Validity Studies Based on 2011 Special Inclusion Studies 

These 2011 special inclusion studies yielded a sample of excluded students for whom 
both NAEP scaled plausible values and SD or ELL questionnaire data necessary to 
develop the FPEs were available. This information provided an opportunity to 
conduct two related validity studies of the FPEs. The logic of each of these studies 
was to compare results from an assessment that included the actual scaled scores (for 
the included students and the excluded students who could be included with the 
special accommodations) with results from an assessment that had scores adjusted 
using the FPEs. Both were done using the Grade 8 NAEP mathematics data. 

These studies were conducted in parallel, and the analyses were relatively 
straightforward. Most of the analyses yielded sets of tables in which the columns 
were the type of estimate and its standard error (e.g., operational NAEP, operational 
NAEP plus inclusion study sample, and FPE), and the rows were determined by the 
parameter of interest (e.g., national mean, national standard deviation, subgroup 
mean, quantile). Therefore, in describing the studies, we focus on a set of questions 
that were addressed by both studies. 

How Large a Population Do the Special Accommodations 
Affect? 

The information value of any validity studies using these special inclusion studies 
depends on how substantial a fraction of the (operationally) excluded students can be 
included using these special accommodations. If this fraction is large, the studies 
have the potential to provide substantial validity information by providing “valid” 
NAEP scores for essentially all of the (operationally) excluded population. 
Conversely, if the fraction of the (operationally) excluded students that can be 
included using these special accommodations is small, the studies have substantially 
less potential to provide new validity information. 

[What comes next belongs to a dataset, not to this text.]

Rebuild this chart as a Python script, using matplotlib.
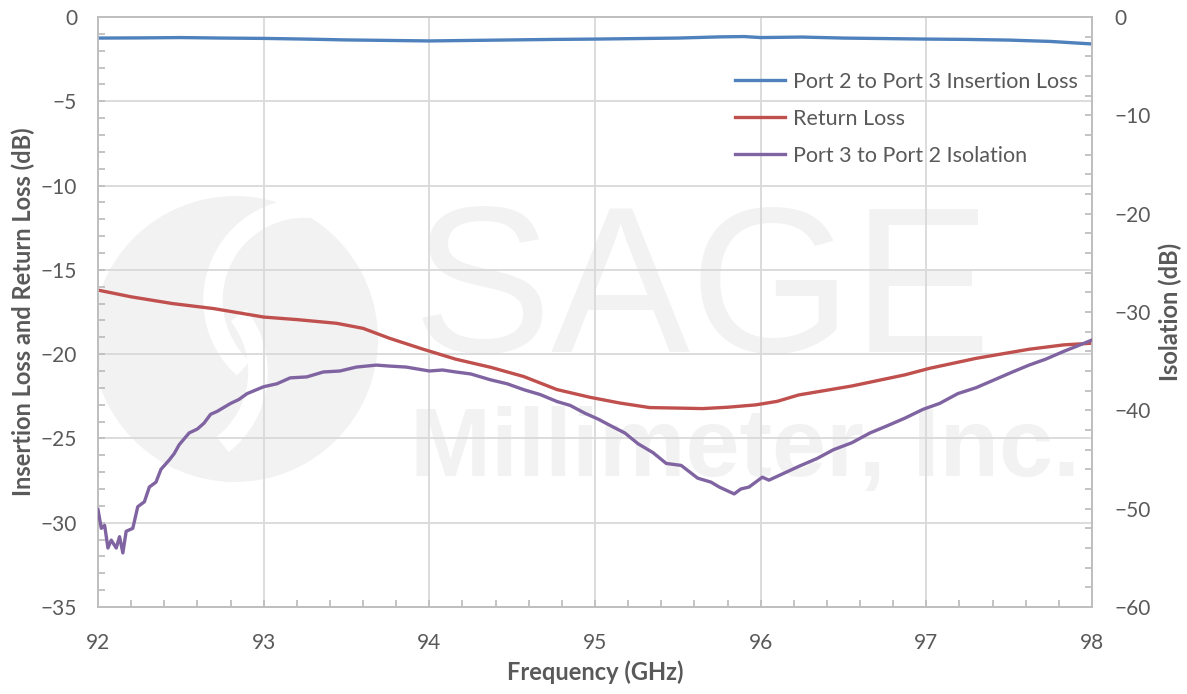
import matplotlib
matplotlib.use('Agg')
import matplotlib.pyplot as plt
from matplotlib.patches import Circle, Arc
from matplotlib.ticker import MultipleLocator
from matplotlib.lines import Line2D

plt.rcParams['font.family'] = ['Lato', 'DejaVu Sans']

# data
freq_il = [92.0, 92.25, 92.5, 92.75, 93.0, 93.25, 93.5, 93.75, 94.0, 94.25, 94.5,
           94.75, 95.0, 95.25, 95.5, 95.75, 95.9, 96.0, 96.25, 96.5, 96.75, 97.0,
           97.25, 97.5, 97.75, 98.0]
insertion_loss = [-1.25, -1.24, -1.22, -1.25, -1.27, -1.31, -1.36, -1.39, -1.42, -1.39,
                  -1.36, -1.33, -1.31, -1.28, -1.25, -1.18, -1.16, -1.22, -1.19, -1.25,
                  -1.28, -1.31, -1.33, -1.37, -1.45, -1.60]

freq_rl = [92.0, 92.2, 92.45, 92.7, 93.0, 93.2, 93.44, 93.6, 93.76, 93.96, 94.16,
           94.37, 94.57, 94.77, 94.97, 95.15, 95.33, 95.5, 95.65, 95.8, 95.97, 96.1,
           96.23, 96.55, 96.87, 97.02, 97.3, 97.62, 97.83, 98.0]
return_loss = [-16.2, -16.6, -17.0, -17.3, -17.8, -17.95, -18.17, -18.47, -19.06, -19.7,
               -20.3, -20.78, -21.33, -22.1, -22.56, -22.9, -23.17, -23.2, -23.23, -23.15,
               -23.01, -22.8, -22.42, -21.89, -21.23, -20.84, -20.25, -19.71, -19.45, -19.35]

freq_iso = [92.0, 92.02, 92.04, 92.06, 92.08, 92.11, 92.13, 92.15, 92.17, 92.21, 92.24,
            92.28, 92.31, 92.35, 92.38, 92.43, 92.46, 92.49, 92.55, 92.6, 92.64, 92.68,
            92.72, 92.8, 92.85, 92.9, 93.0, 93.08, 93.16, 93.26, 93.36, 93.46, 93.56,
            93.68, 93.76, 93.86, 94.0, 94.08, 94.16, 94.25, 94.37, 94.47, 94.57, 94.67,
            94.77, 94.85, 94.94, 95.02, 95.11, 95.18, 95.26, 95.35, 95.43, 95.52, 95.62,
            95.7, 95.75, 95.84, 95.88, 95.93, 96.01, 96.05, 96.14, 96.23, 96.34, 96.44,
            96.55, 96.66, 96.76, 96.87, 96.98, 97.08, 97.19, 97.3, 97.41, 97.52, 97.62,
            97.72, 97.83, 97.92, 98.0]
isolation = [-50.1, -52.0, -51.7, -54.0, -53.2, -54.0, -52.85, -54.5, -52.3, -52.0, -49.8,
             -49.3, -47.8, -47.3, -46.0, -45.05, -44.4, -43.5, -42.3, -41.9, -41.3, -40.4,
             -40.1, -39.3, -38.9, -38.3, -37.6, -37.3, -36.7, -36.6, -36.1, -36.0, -35.6,
             -35.4, -35.5, -35.6, -36.0, -35.9, -36.1, -36.3, -36.9, -37.3, -37.9, -38.4,
             -39.1, -39.5, -40.3, -40.9, -41.7, -42.3, -43.4, -44.3, -45.4, -45.6, -46.9,
             -47.3, -47.8, -48.5, -48.0, -47.8, -46.8, -47.1, -46.4, -45.7, -44.9, -44.0,
             -43.3, -42.3, -41.6, -40.8, -39.9, -39.3, -38.3, -37.7, -36.9, -36.1, -35.4,
             -34.8, -34.0, -33.4, -32.85]

labels = ['Port 2 to Port 3 Insertion Loss', 'Return Loss', 'Port 3 to Port 2 Isolation']
colors = ['#4F81BD', '#C0504D', '#8064A2']

grid_c = '#D9D9D9'
spine_c = '#BFBFBF'
text_c = '#595959'
wm_c = '#F2F2F2'
H = 6.94  # figure height in inches, used to place the watermark from the top

fig = plt.figure(figsize=(11.87, 6.94), dpi=100)
ax = fig.add_axes([98 / 1187, 1 - 607 / 694, 994 / 1187, 590 / 694])
ax2 = ax.twinx()

# watermark (logo + company name) behind the grid
ax.add_patch(Circle((2.35, H - 3.39), 1.43, transform=fig.dpi_scale_trans,
                    color=wm_c, zorder=0, lw=0))
ax.add_patch(Arc((3.05, H - 3.0), 1.84, 1.84, theta1=85, theta2=228,
                 transform=fig.dpi_scale_trans, color='white', lw=14, zorder=0))
ax.add_patch(Arc((1.66, H - 3.72), 1.84, 1.84, theta1=-52, theta2=38,
                 transform=fig.dpi_scale_trans, color='white', lw=14, zorder=0))
ax.text(7.02, H - 3.52, 'SAGE', transform=fig.dpi_scale_trans, fontsize=150,
        family='Liberation Sans', color=wm_c, ha='center', va='baseline', zorder=0)
ax.text(7.45, H - 4.76, 'Millimeter, Inc.', transform=fig.dpi_scale_trans,
        fontsize=70, family='Liberation Sans', fontweight='bold', color=wm_c,
        ha='center', va='baseline', zorder=0)

ax.set_axisbelow(True)
ax.grid(True, which='major', color=grid_c, lw=1.3)

ax.plot(freq_il, insertion_loss, color=colors[0], lw=2.4, zorder=3)
ax.plot(freq_rl, return_loss, color=colors[1], lw=2.4, zorder=3)
ax2.plot(freq_iso, isolation, color=colors[2], lw=2.4, zorder=3)

ax.set_xlim(92, 98)
ax.set_ylim(-35, 0)
ax2.set_ylim(-60, 0)
ax.xaxis.set_major_locator(MultipleLocator(1))
ax.xaxis.set_minor_locator(MultipleLocator(0.2))
ax.yaxis.set_major_locator(MultipleLocator(5))
ax.yaxis.set_minor_locator(MultipleLocator(1))
ax2.yaxis.set_major_locator(MultipleLocator(10))
ax2.yaxis.set_minor_locator(MultipleLocator(2))

for a in (ax, ax2):
    for s in a.spines.values():
        s.set_color(spine_c)
        s.set_linewidth(1.3)
    a.tick_params(which='both', direction='in', color=spine_c, width=1.3, length=5,
                  labelcolor=text_c, labelsize=15)
ax.tick_params(axis='y', pad=15)
ax.tick_params(axis='x', pad=19)
ax2.tick_params(axis='y', pad=16)

ax.set_xlabel('Frequency (GHz)', fontsize=17, fontweight='bold', color=text_c, labelpad=5)
ax.set_ylabel('Insertion Loss and Return Loss (dB)', fontsize=17, fontweight='bold',
              color=text_c, labelpad=4)
ax2.set_ylabel('Isolation (dB)', fontsize=17, fontweight='bold', color=text_c, labelpad=6)

handles = [Line2D([], [], color=c, lw=2.4) for c in colors]
ax2.legend(handles, labels, loc='upper left', bbox_to_anchor=(735 / 1187, 1 - 72 / 694),
           bbox_transform=fig.transFigure, frameon=False, fontsize=15.5, borderpad=0,
           borderaxespad=0, handlelength=2.3, handletextpad=0.4, labelspacing=0.78,
           labelcolor=text_c)

fig.savefig('out.png', dpi=100, facecolor='white')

Therefore, a preliminary question is how large a fraction of the (operationally) 
excluded population was included with these two special accommodations. NAEP 
staff members estimated that about 40 to 50 percent (2,000 to 2,500 students) of the 
currently excluded students could be included with these special accommodations. 
However, the number of (operationally) excluded students that was included with 
the special accommodations was smaller than expected — only about 1,200. This 
limited the questions that could be addressed. If the sample size had been sufficient, 
it also would have been of interest to determine how these percentages of 
“includable” students varied across states and NAEP reporting groups.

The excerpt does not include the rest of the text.